When we talk about ice wine (or eiswein) we’re not talking about chilled wine or a glass of white with a couple of ice cubes. Ice wine is a very sweet dessert drink that is the end result of an unusual harvesting process. The wine is produced in extremely cold regions like Canada, Germany, Austria, and parts of the United States. Frozen grapes are harvested at around 20°F. The frozen grapes are then crushed and pressed; the resulting juice is used to produce ice wine. The extremely sweet juice is then fermented for between three and six months before bottling.
In order to mitigate some of the sweetness, producers tend to use more acidic grapes when making ice wine: Riesling, Vidal, Gewürztraminer, and Cabernet Franc are most commonly used for ice wine production.
There are fairly strict rules regarding the production of ice wine and how it is categorized. For example in countries like Canada, Austria, Germany, and the United States, wine made from commercially frozen grapes cannot be sold as ice wine. Instead, it will be categorized as “iced wine” or “dessert wine.” If you’re determined to try the real thing, make sure you only buy bottles labeled as “ice wine.”
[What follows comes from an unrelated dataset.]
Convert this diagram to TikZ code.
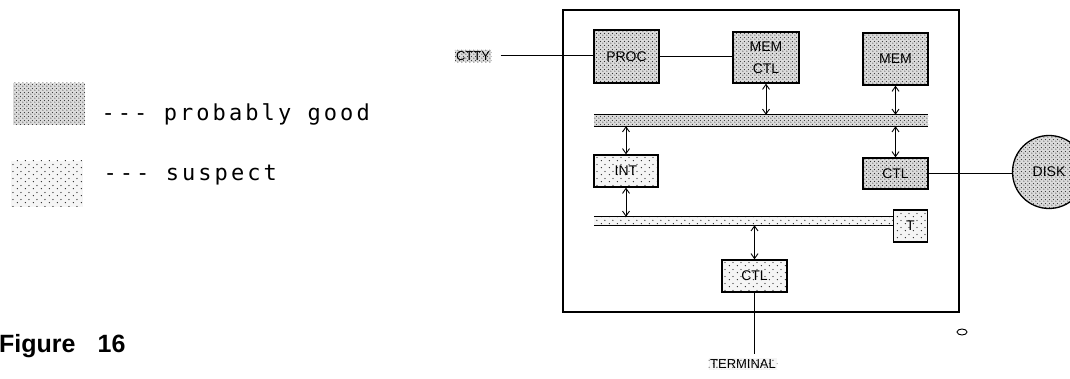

In case it wasn’t already clear, ice wine—like most dessert wines—is very sweet. The wine tends to be medium to full-bodied with a pronounced fruity taste. Depending on whether it’s a red or white version, expect to get aromas of peach, apricot, and other stone fruits. There is also a noticeable honey flavor in many ice wines. In the case of red ice wines, it’s not uncommon to get heavy strawberry notes as well a spicy aftertaste.
As it’s a dessert wine, it makes the most sense to pair ice wine with sweet post-dinner treats. Due to the sweetness of the wine itself, we would recommend picking less sugary desserts to pair with the wine. Cheesecake is a great option as is ice cream, panna cotta, coconut, and vanilla.
Ice wine also pairs very well with cheeses, particular of the softer variety.
Wines to try
The harvesting and production of ice wine is time-consuming and costly so expect prices to reflect this. It’s unlikely that you’ll find a bottle of ice wine for less than $30. Furthermore, most bottles only contain 375ml of ice wine.
Inniskillin Riesling Icewine ($52)
This Canadian bottle perfectly combines a honeyed sweetness with a pleasant acidity.
Weingut Markus Huber Berg Riesling Eiswein ($39)
A lovely fruity wine from Austria, this bottle has a fresh taste with a strong hint of honey.
Peller Estates Signatures Series Cabernet Franc Icewine ($63)
Another bottle from Canada, this wine is full flavored with a surprising amount of tasty tannins.